PROBLEM:
Retype exactly what runs from the first line of the data to the line with "ax.set_facecolor('#f2f2f2')", keeping both of those lines and skipping pictures.

====== INFORMATION SUPPLIED ======

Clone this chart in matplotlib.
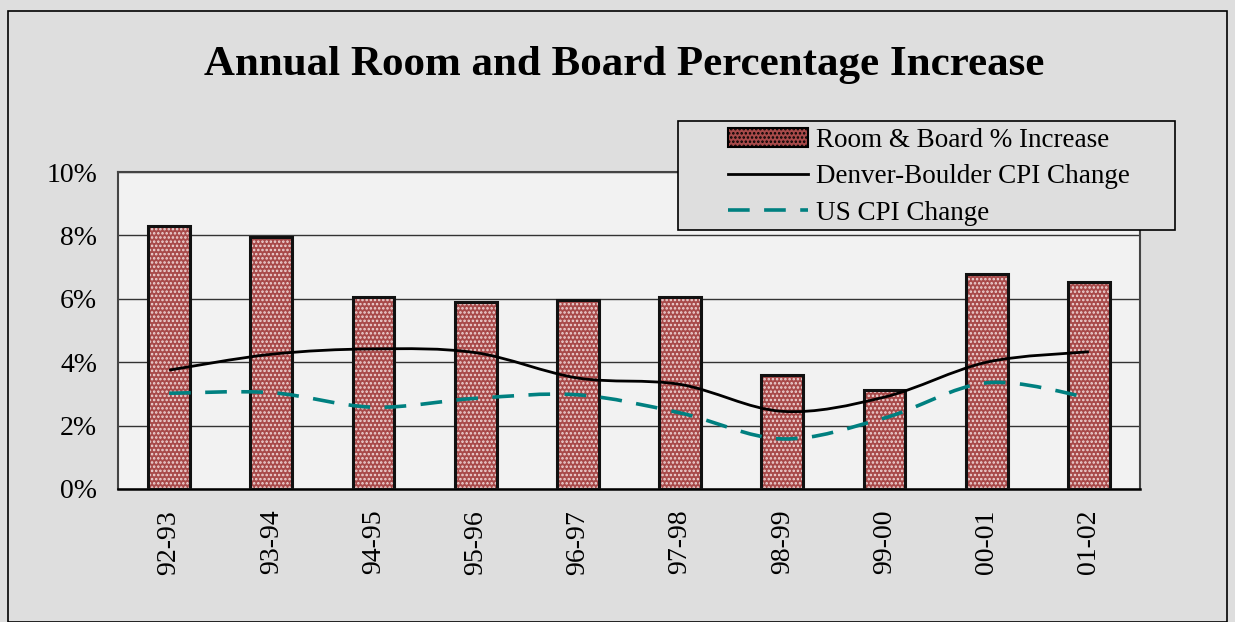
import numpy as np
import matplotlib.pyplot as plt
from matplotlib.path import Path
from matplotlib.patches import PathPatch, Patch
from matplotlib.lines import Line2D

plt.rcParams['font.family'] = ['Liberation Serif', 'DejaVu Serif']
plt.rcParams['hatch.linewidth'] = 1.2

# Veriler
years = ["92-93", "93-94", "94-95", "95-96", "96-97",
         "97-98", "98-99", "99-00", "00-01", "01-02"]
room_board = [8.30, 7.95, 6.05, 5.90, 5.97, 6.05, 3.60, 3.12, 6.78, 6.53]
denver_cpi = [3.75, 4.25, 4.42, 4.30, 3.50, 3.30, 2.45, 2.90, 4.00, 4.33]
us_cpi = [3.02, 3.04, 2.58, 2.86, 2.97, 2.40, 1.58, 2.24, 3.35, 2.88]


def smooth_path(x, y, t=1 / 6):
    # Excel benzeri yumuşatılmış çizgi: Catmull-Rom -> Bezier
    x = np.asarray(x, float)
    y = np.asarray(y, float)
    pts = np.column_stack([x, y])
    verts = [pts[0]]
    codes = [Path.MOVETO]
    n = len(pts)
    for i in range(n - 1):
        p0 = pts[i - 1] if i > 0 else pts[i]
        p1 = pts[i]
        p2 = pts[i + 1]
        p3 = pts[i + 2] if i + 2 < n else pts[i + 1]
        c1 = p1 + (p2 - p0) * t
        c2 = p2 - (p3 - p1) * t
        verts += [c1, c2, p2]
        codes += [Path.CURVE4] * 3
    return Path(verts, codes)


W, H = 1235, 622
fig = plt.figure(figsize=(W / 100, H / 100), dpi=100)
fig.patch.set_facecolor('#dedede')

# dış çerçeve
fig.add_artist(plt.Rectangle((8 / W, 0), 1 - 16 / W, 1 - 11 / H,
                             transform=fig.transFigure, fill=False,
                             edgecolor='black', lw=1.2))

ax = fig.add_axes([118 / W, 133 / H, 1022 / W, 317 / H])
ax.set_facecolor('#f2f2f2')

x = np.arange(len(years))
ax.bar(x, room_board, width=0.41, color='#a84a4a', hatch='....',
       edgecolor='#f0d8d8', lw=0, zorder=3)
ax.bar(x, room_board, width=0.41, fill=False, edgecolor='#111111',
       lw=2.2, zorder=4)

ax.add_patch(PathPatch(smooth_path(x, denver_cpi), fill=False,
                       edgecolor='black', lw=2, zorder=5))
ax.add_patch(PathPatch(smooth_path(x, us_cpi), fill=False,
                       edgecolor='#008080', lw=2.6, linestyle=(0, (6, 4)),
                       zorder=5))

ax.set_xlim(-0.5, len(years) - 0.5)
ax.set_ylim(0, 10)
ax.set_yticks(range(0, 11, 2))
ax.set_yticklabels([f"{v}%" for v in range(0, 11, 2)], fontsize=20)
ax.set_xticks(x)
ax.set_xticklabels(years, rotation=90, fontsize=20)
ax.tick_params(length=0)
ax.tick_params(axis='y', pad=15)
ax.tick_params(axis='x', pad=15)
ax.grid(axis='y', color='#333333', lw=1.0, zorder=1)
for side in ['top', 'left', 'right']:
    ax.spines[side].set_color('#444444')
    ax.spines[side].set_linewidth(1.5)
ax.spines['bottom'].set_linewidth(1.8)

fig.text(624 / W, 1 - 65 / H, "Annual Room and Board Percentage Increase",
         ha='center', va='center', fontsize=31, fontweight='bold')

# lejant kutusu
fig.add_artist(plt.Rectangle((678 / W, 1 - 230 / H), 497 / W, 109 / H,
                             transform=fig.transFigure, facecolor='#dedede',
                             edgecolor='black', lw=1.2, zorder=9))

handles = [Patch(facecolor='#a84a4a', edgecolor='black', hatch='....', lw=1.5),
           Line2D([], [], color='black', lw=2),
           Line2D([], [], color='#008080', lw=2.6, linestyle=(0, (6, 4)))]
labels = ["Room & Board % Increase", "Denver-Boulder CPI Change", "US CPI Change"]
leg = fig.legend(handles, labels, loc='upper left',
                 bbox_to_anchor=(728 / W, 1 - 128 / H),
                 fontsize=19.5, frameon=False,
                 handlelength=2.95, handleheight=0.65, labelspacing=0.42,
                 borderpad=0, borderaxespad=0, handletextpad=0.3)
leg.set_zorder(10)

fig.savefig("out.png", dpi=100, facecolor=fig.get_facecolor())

======

RESPONSE BELOW:
Clone this chart in matplotlib.
import numpy as np
import matplotlib.pyplot as plt
from matplotlib.path import Path
from matplotlib.patches import PathPatch, Patch
from matplotlib.lines import Line2D

plt.rcParams['font.family'] = ['Liberation Serif', 'DejaVu Serif']
plt.rcParams['hatch.linewidth'] = 1.2

# Veriler
years = ["92-93", "93-94", "94-95", "95-96", "96-97",
         "97-98", "98-99", "99-00", "00-01", "01-02"]
room_board = [8.30, 7.95, 6.05, 5.90, 5.97, 6.05, 3.60, 3.12, 6.78, 6.53]
denver_cpi = [3.75, 4.25, 4.42, 4.30, 3.50, 3.30, 2.45, 2.90, 4.00, 4.33]
us_cpi = [3.02, 3.04, 2.58, 2.86, 2.97, 2.40, 1.58, 2.24, 3.35, 2.88]


def smooth_path(x, y, t=1 / 6):
    # Excel benzeri yumuşatılmış çizgi: Catmull-Rom -> Bezier
    x = np.asarray(x, float)
    y = np.asarray(y, float)
    pts = np.column_stack([x, y])
    verts = [pts[0]]
    codes = [Path.MOVETO]
    n = len(pts)
    for i in range(n - 1):
        p0 = pts[i - 1] if i > 0 else pts[i]
        p1 = pts[i]
        p2 = pts[i + 1]
        p3 = pts[i + 2] if i + 2 < n else pts[i + 1]
        c1 = p1 + (p2 - p0) * t
        c2 = p2 - (p3 - p1) * t
        verts += [c1, c2, p2]
        codes += [Path.CURVE4] * 3
    return Path(verts, codes)


W, H = 1235, 622
fig = plt.figure(figsize=(W / 100, H / 100), dpi=100)
fig.patch.set_facecolor('#dedede')

# dış çerçeve
fig.add_artist(plt.Rectangle((8 / W, 0), 1 - 16 / W, 1 - 11 / H,
                             transform=fig.transFigure, fill=False,
                             edgecolor='black', lw=1.2))

ax = fig.add_axes([118 / W, 133 / H, 1022 / W, 317 / H])
ax.set_facecolor('#f2f2f2')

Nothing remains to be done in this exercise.